SET PROBLEM => Please write out the lines of the data exactly, beginning with the first and ending with the line containing "from matplotlib.transforms import"; leave the pictures behind.
○ ○ ○ ○ ○
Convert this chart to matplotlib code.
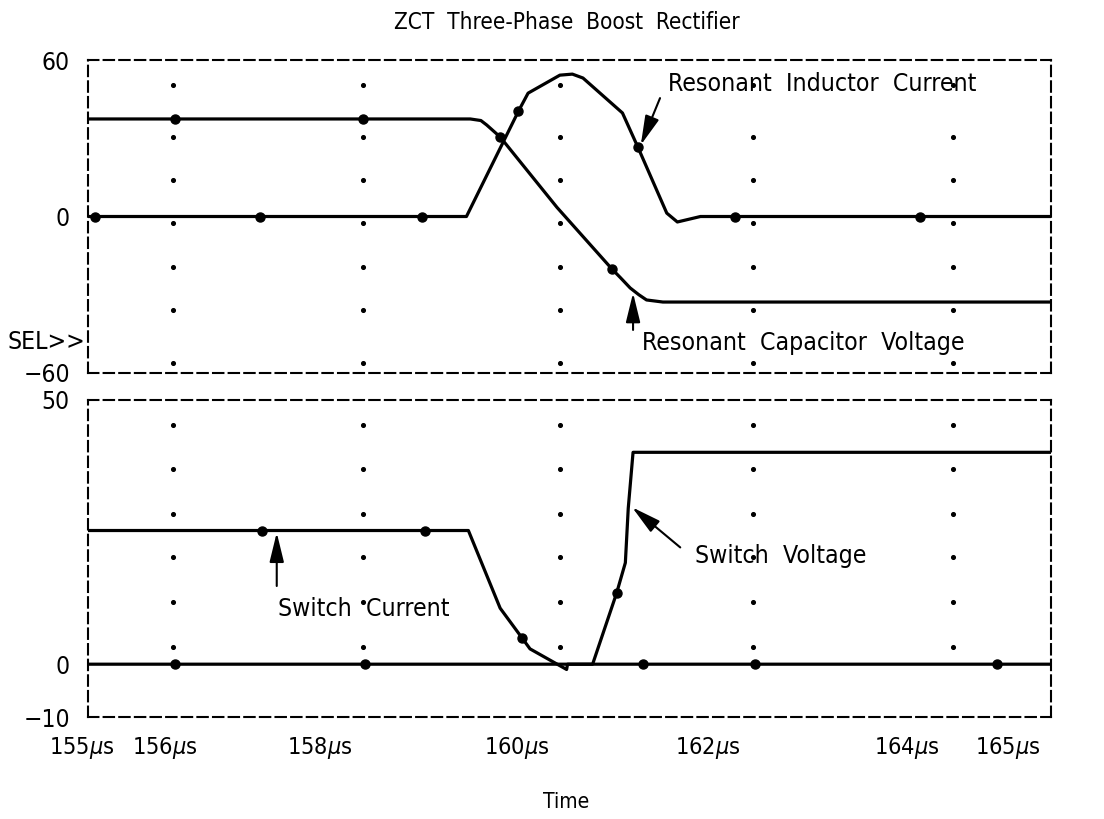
# ZCT three-phase boost rectifier waveforms (PSpice style plot)
import numpy as np
import matplotlib.pyplot as plt
from matplotlib import font_manager as fm
from matplotlib.transforms import ScaledTranslation, blended_transform_factory

# the original uses a narrow plotter font; pick the narrowest one we have
fonts = {(f.name, f.stretch) for f in fm.fontManager.ttflist}
if any(n == 'Liberation Sans Narrow' for n, s in fonts):
    plt.rcParams['font.family'] = ['Liberation Sans Narrow', 'DejaVu Sans']
    plt.rcParams['mathtext.fontset'] = 'custom'
    plt.rcParams['mathtext.rm'] = 'Liberation Sans Narrow'
    plt.rcParams['mathtext.it'] = 'Liberation Sans Narrow:italic'
    k = 1.0
elif ('DejaVu Sans', 'condensed') in fonts:
    plt.rcParams['font.family'] = ['DejaVu Sans']
    plt.rcParams['font.stretch'] = 'condensed'
    k = 0.84
else:
    plt.rcParams['font.family'] = ['DejaVu Sans']
    k = 0.76

# time in microseconds
ind_t = [155.0, 158.93, 159.47, 159.57, 159.90, 160.03, 160.14, 160.55, 160.71, 161.01, 161.12, 161.36, 165.0]
ind_v = [0, 0, 40.4, 47.3, 54.2, 54.6, 53.1, 39.7, 26.6, 1.3, -2.1, 0, 0]
ind_mk = [155.07, 156.79, 158.47, 159.47, 160.71, 161.72, 163.64]

cap_t = [155.0, 158.97, 159.08, 159.14, 159.28, 159.87, 160.44, 160.53, 160.63, 160.72, 160.80, 160.97, 165.0]
cap_v = [37.4, 37.4, 36.8, 35.1, 30.5, 3.5, -20.1, -23.5, -27.4, -30.0, -32.0, -32.8, -32.8]
cap_mk = [155.90, 157.86, 159.28, 160.44]

sc_t = [155.0, 158.95, 159.28, 159.51, 159.59, 159.97, 159.98, 165.0]
sc_v = [25.3, 25.3, 10.6, 4.9, 2.9, -1.0, 0, 0]
sc_mk = [156.81, 158.50, 159.51, 160.76, 161.93, 164.44]

sv_t = [155.0, 160.24, 160.49, 160.58, 160.61, 160.66, 165.0]
sv_v = [0, 0, 13.5, 19.2, 29.5, 40.1, 40.1]
sv_mk = [155.90, 157.88, 160.49]

# dotted grid of the scope screen
grid_cols = [155.88, 157.86, 159.90, 161.91, 163.98]
top_rows = [50.4, 30.5, 14.0, -2.5, -19.4, -35.9, -56.2]
bot_rows = [45.2, 36.9, 28.5, 20.2, 11.8, 3.2]

x_ticks = [155, 156, 158, 160, 162, 164, 165]
x_labels = [r'%d$\mu$s' % v for v in x_ticks]
x_label_shift = [27, 13, -24, -20, -22, -15, -11]  # px, labels sit left of ticks

fig = plt.figure(figsize=(11.04, 8.19), dpi=100)
ax1 = fig.add_axes([0.0797, 0.5446, 0.8723, 0.3821])
ax2 = fig.add_axes([0.0797, 0.1245, 0.8723, 0.3871])


def frame(ax):
    for s in ax.spines.values():
        s.set_linestyle((0, (5, 2.5)))
        s.set_linewidth(1.5)
    ax.tick_params(length=0, pad=13, labelsize=21 * k)
    ax.set_xlim(155, 165)


def trace(ax, t, v, mk):
    ax.plot(t, v, color='black', lw=2.3, solid_joinstyle='round')
    ax.plot(mk, np.interp(mk, t, v), 'o', color='black', ms=6.5)


def dots(ax, rows):
    gx, gy = np.meshgrid(grid_cols, rows)
    ax.scatter(gx.ravel(), gy.ravel(), s=7, color='black', zorder=1)


arrow = dict(arrowstyle='-|>,head_length=0.9,head_width=0.22', color='black',
             lw=1.5, mutation_scale=20, shrinkA=0, shrinkB=0)
fs = 21.2 * k

# top panel
frame(ax1)
dots(ax1, top_rows)
trace(ax1, cap_t, cap_v, cap_mk)
trace(ax1, ind_t, ind_v, ind_mk)
ax1.set_ylim(-60, 60)
ax1.set_yticks([-60, 0, 60])
ax1.set_xticks([])
ax1.annotate('', xy=(160.74, 27.4), xytext=(160.94, 45.4), arrowprops=arrow)
ax1.text(161.02, 50.8, 'Resonant  Inductor  Current', fontsize=fs, va='center', ha='left')
ax1.annotate('', xy=(160.66, -29.3), xytext=(160.66, -43.5), arrowprops=arrow)
ax1.text(160.75, -48.5, 'Resonant  Capacitor  Voltage', fontsize=fs, va='center', ha='left')
ax1.text(154.97, -48.1, 'SEL>>', fontsize=fs, va='center', ha='right', clip_on=False)

# bottom panel
frame(ax2)
dots(ax2, bot_rows)
trace(ax2, sv_t, sv_v, sv_mk)
trace(ax2, sc_t, sc_v, sc_mk)
ax2.set_ylim(-10, 50)
ax2.set_yticks([-10, 0, 50])
ax2.set_xticks(x_ticks)
ax2.set_xticklabels([])
xtrans = blended_transform_factory(ax2.transData, ax2.transAxes)
for xv, lab, dx in zip(x_ticks, x_labels, x_label_shift):
    ax2.text(xv, 0, lab, fontsize=20 * k, ha='right', va='center', clip_on=False,
             transform=xtrans + ScaledTranslation(dx / 100, -0.31, fig.dpi_scale_trans))
ax2.annotate('', xy=(156.96, 24.9), xytext=(156.96, 14.8), arrowprops=arrow)
ax2.text(156.97, 10.5, 'Switch  Current', fontsize=fs, va='center', ha='left')
ax2.annotate('', xy=(160.65, 29.7), xytext=(161.15, 22.1), arrowprops=arrow)
ax2.text(161.30, 20.5, 'Switch  Voltage', fontsize=fs, va='center', ha='left')

fig.text(0.513, 0.973, 'ZCT  Three-Phase  Boost  Rectifier', fontsize=19.3 * k, ha='center', va='center')
fig.text(0.513, 0.021, 'Time', fontsize=18 * k, ha='center', va='center')

plt.savefig('out.png', dpi=100)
○ ○ ○ ○ ○
SOLVED PROBLEM =>
Convert this chart to matplotlib code.
# ZCT three-phase boost rectifier waveforms (PSpice style plot)
import numpy as np
import matplotlib.pyplot as plt
from matplotlib import font_manager as fm
from matplotlib.transforms import ScaledTranslation, blended_transform_factory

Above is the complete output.